Preoperative education modestly reduced anxiety and postoperative pain in patients undergoing elective hip or knee arthroplasty, but evidence does not support meaningful improvements in discharge timing, complications, or quality of life, according to a systematic review and meta-analysis published in Perioperative Medicine.
The review analyzed 19 randomized controlled trials involving 2,116 adults scheduled for primary hip or knee replacement. Educational interventions varied widely, including written materials, videos, group classes, and individualized counseling. Control groups received no structured education beyond routine preoperative consenting.
Across pooled analyses, preoperative education was associated with a small but statistically significant reduction in anxiety before surgery. Similar benefits were observed for patient knowledge and self-reported postoperative pain. By contrast, education showed no clear impact on length of stay, postoperative complications, or quality-of-life outcomes – endpoints often prioritized in high-volume arthroplasty programs.
The authors noted that the magnitude of anxiety reduction was small and of uncertain clinical relevance for individual patients, particularly given substantial heterogeneity across studies. However, they emphasized that preoperative anxiety is consistently associated with downstream outcomes such as analgesic use, engagement with rehabilitation, and postoperative delirium, suggesting that even modest effects may have value at scale.
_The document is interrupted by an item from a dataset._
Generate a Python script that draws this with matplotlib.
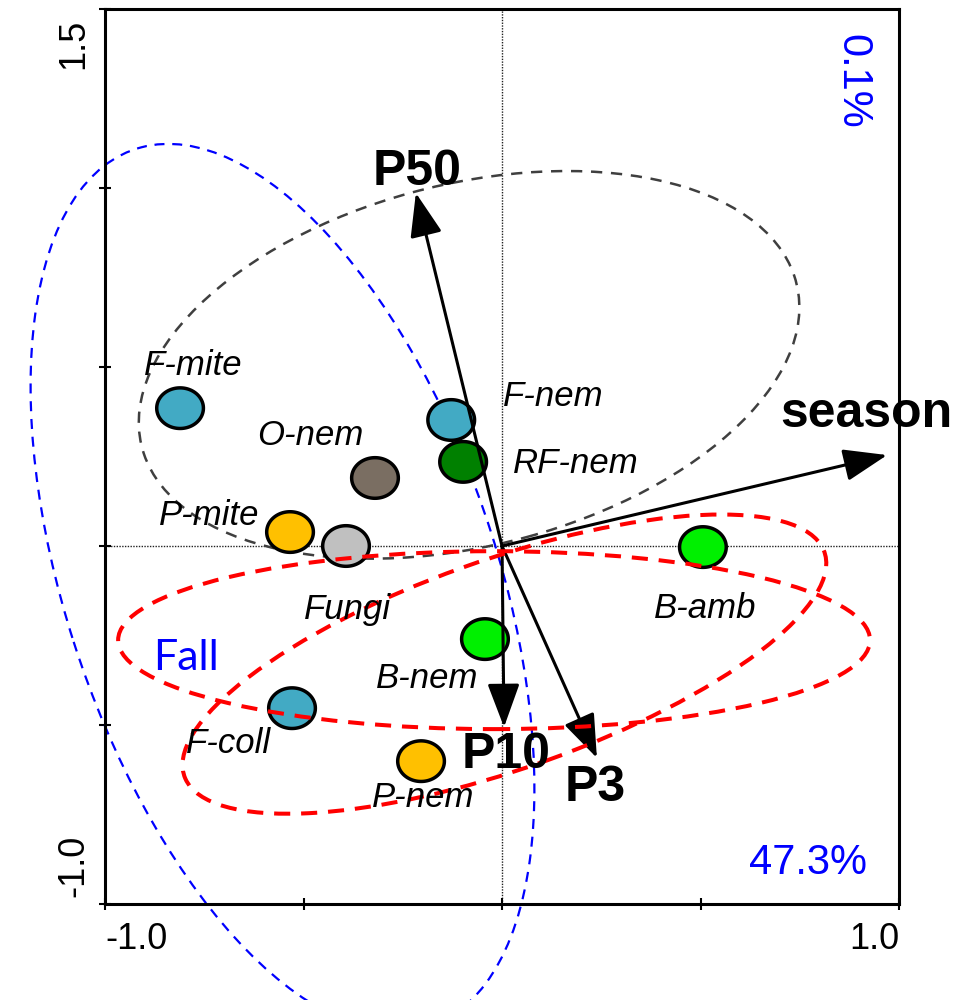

No single educational format emerged as clearly superior. However, multi-component approaches that included opportunities for clinician interaction appeared more likely to benefit patients with higher baseline anxiety or greater informational needs, based on subgroup observations.
Rather than supporting a universal “education package,” the authors argued that preoperative education should be viewed as a targeted, adjunctive intervention. In high-volume arthroplasty pathways, scalable educational tools may be most useful when deployed selectively – focused on anxious or high-risk patients – and integrated with existing enhanced recovery programs rather than expected to drive hard clinical endpoints on their own.
They concluded that future studies should prioritize clearer intervention descriptions, standardized outcome measures, and identification of patient subgroups most likely to benefit, to better inform efficient, evidence-based preoperative education strategies in routine arthroplasty care.